(Lines of data)
-----
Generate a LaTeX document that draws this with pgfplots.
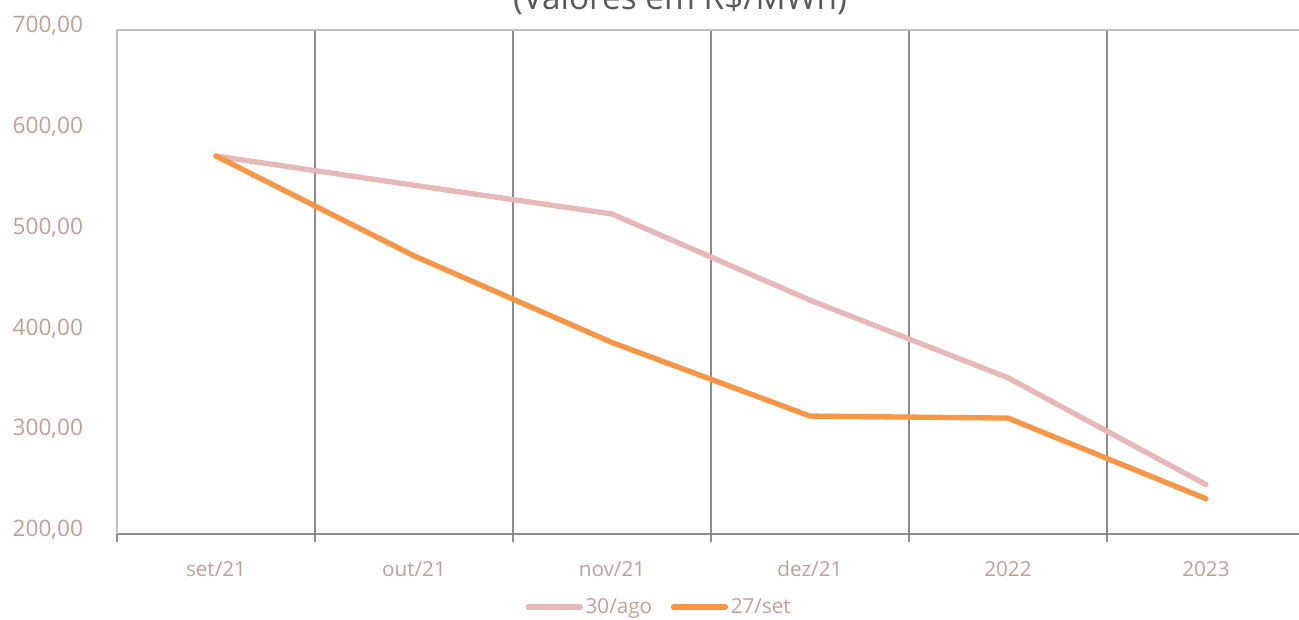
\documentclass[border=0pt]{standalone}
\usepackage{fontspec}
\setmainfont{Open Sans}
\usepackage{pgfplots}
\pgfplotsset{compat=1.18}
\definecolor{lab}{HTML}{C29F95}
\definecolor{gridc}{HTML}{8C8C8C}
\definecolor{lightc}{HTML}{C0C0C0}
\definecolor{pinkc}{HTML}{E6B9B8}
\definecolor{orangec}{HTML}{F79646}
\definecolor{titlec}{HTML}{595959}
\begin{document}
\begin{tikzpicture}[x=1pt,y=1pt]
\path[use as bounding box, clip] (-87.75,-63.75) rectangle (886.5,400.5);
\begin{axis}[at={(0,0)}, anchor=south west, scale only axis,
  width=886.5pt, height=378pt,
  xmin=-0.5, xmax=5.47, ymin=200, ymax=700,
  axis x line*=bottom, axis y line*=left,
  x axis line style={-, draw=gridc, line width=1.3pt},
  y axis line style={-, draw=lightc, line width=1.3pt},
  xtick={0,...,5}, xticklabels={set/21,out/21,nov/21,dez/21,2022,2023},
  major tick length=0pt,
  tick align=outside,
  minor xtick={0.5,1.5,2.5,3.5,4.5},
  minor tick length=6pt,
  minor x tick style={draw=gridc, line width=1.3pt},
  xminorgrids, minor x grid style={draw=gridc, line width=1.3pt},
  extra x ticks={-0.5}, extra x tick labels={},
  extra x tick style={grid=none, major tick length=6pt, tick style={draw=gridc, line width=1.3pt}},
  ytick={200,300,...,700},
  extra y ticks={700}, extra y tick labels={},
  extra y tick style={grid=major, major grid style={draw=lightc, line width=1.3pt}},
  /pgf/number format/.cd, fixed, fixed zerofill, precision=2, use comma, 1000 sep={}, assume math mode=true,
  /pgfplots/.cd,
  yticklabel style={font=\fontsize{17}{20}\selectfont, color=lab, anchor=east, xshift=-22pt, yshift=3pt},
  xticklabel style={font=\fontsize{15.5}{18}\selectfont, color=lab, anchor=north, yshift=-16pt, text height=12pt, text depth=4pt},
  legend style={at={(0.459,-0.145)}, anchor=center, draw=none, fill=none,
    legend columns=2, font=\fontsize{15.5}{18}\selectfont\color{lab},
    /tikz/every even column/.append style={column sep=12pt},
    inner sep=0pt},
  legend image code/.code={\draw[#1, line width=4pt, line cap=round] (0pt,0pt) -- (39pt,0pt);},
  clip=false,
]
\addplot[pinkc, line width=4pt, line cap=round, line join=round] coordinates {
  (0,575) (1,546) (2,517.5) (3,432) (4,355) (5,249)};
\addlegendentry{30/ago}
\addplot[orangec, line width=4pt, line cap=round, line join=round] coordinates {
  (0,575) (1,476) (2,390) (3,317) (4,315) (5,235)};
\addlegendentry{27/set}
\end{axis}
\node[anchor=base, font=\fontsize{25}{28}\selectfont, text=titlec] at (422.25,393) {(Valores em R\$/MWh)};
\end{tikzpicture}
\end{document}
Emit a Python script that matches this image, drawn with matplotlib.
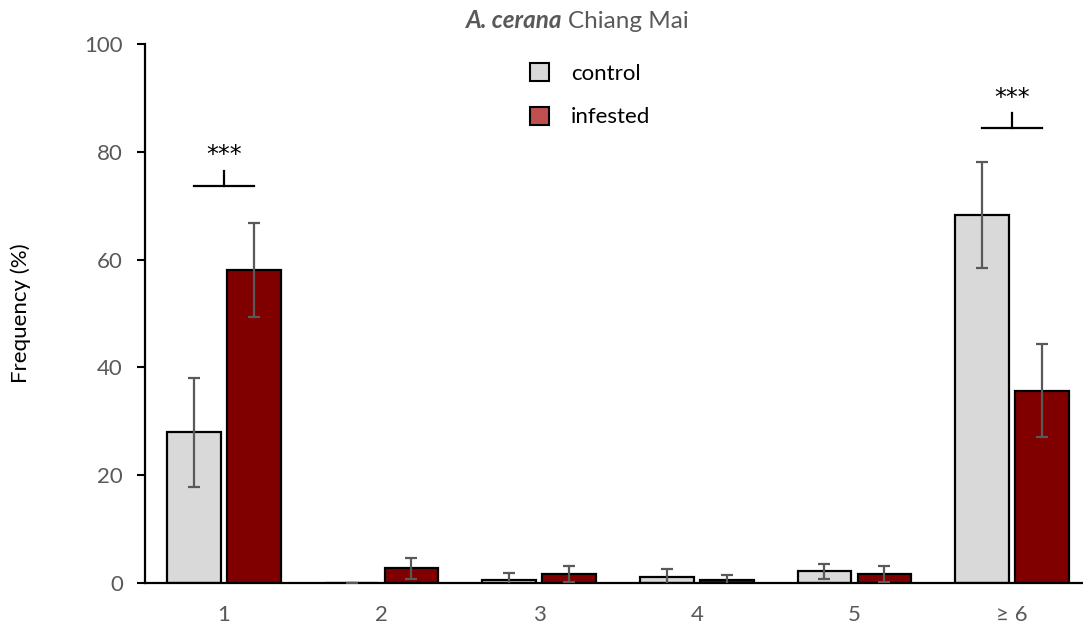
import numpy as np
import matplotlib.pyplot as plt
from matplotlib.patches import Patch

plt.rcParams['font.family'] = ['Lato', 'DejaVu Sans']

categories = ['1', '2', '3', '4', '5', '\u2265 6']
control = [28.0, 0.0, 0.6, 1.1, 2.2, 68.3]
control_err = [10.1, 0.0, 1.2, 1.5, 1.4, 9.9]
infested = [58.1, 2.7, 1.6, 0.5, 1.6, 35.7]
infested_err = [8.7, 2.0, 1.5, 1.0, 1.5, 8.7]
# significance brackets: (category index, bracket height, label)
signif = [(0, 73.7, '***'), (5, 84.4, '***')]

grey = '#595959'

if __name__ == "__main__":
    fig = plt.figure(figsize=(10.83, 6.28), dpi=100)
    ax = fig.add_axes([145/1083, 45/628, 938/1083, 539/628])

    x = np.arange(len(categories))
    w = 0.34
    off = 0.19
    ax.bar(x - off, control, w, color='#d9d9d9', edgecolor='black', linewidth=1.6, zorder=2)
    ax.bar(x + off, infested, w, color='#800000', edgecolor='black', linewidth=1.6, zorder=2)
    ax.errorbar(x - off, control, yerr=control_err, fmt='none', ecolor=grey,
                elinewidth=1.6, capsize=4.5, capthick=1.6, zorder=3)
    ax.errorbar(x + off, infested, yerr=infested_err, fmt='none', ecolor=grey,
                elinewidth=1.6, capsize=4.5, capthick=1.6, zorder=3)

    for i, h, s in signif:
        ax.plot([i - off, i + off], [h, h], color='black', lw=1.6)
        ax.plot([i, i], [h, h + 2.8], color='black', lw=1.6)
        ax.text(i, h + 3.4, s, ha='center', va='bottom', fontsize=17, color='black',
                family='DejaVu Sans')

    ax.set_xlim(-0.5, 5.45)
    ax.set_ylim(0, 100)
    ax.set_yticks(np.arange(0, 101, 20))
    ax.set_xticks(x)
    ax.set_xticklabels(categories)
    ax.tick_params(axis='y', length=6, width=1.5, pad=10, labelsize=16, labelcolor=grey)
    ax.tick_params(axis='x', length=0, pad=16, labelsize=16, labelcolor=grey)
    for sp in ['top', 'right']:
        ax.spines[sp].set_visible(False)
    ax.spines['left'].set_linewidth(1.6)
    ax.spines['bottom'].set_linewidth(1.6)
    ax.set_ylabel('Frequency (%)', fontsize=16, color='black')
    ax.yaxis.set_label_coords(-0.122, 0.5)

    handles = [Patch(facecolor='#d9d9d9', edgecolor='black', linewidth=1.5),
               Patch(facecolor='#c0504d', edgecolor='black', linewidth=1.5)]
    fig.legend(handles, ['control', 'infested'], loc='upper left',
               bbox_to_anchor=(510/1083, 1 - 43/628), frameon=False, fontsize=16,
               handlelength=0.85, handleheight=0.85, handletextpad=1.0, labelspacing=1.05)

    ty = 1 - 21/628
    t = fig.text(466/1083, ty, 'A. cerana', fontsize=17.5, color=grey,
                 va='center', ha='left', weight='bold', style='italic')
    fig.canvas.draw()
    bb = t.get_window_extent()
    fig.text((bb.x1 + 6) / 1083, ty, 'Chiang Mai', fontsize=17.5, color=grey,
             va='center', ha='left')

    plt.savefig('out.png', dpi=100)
-----
Leave out every picture, then retype exactly the lines from the one containing "Emit a Python" through the one containing "ax = fig.add_axes([145/1083, 45/628, 938/1083, 539/628])".

## Answer below
Emit a Python script that matches this image, drawn with matplotlib.
import numpy as np
import matplotlib.pyplot as plt
from matplotlib.patches import Patch

plt.rcParams['font.family'] = ['Lato', 'DejaVu Sans']

categories = ['1', '2', '3', '4', '5', '\u2265 6']
control = [28.0, 0.0, 0.6, 1.1, 2.2, 68.3]
control_err = [10.1, 0.0, 1.2, 1.5, 1.4, 9.9]
infested = [58.1, 2.7, 1.6, 0.5, 1.6, 35.7]
infested_err = [8.7, 2.0, 1.5, 1.0, 1.5, 8.7]
# significance brackets: (category index, bracket height, label)
signif = [(0, 73.7, '***'), (5, 84.4, '***')]

grey = '#595959'

if __name__ == "__main__":
    fig = plt.figure(figsize=(10.83, 6.28), dpi=100)
    ax = fig.add_axes([145/1083, 45/628, 938/1083, 539/628])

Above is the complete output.